**DIRECTIONS FOR THIS TASK**. Pick out every line with the word "React" and copy it.

**RECORDS SUPPLIED**.
-----
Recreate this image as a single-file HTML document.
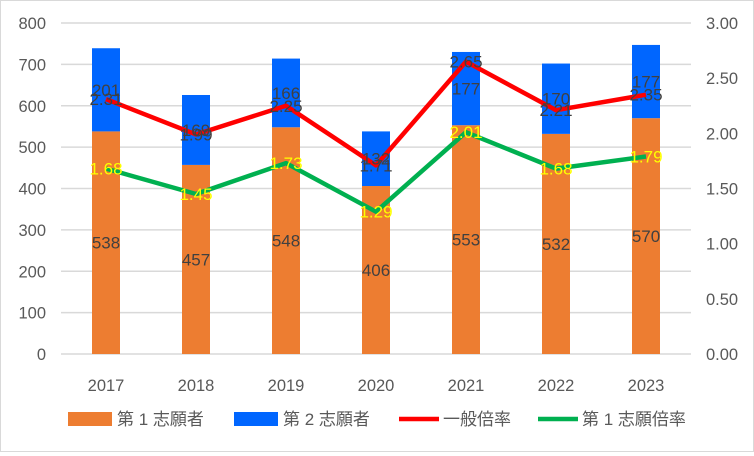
-----
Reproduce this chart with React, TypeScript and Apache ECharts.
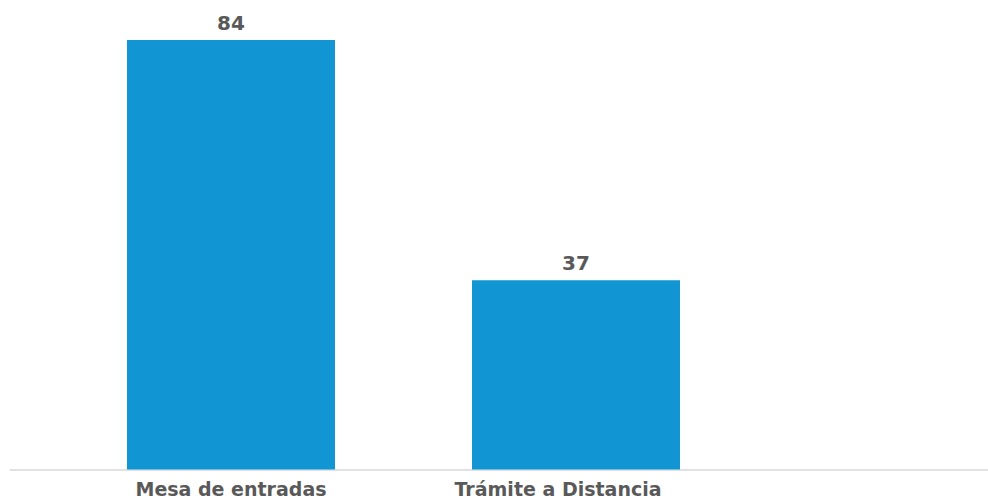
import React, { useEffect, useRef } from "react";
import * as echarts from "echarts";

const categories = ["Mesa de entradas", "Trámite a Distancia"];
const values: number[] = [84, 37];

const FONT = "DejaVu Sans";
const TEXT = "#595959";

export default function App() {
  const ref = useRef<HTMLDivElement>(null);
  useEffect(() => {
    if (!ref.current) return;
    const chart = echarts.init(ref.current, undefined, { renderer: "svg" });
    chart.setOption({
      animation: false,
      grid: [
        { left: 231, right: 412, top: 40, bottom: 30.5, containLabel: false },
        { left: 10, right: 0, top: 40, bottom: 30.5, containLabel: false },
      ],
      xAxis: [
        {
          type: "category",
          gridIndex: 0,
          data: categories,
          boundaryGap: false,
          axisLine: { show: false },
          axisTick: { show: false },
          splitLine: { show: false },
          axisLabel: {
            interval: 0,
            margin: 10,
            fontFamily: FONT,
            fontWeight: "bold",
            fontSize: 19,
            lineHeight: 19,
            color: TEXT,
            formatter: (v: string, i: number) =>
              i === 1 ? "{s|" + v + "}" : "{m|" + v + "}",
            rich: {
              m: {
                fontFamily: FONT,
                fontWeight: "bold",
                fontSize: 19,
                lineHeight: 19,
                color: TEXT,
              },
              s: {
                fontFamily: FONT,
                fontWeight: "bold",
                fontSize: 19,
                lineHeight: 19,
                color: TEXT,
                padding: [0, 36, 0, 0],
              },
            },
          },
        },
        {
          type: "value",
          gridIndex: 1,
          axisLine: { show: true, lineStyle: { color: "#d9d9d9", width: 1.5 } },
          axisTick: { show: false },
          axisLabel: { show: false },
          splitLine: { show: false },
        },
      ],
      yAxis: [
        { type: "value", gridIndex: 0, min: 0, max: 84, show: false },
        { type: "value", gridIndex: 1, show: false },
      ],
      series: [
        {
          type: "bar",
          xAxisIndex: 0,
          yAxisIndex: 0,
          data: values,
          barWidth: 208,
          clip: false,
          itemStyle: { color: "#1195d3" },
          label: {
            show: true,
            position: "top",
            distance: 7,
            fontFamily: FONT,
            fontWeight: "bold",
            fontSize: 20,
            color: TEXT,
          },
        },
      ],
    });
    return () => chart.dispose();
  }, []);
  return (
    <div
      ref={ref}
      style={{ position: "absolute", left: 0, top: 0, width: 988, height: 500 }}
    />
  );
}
-----
**ANSWER FOR THE TASK**.
Reproduce this chart with React, TypeScript and Apache ECharts.
import React, { useEffect, useRef } from "react";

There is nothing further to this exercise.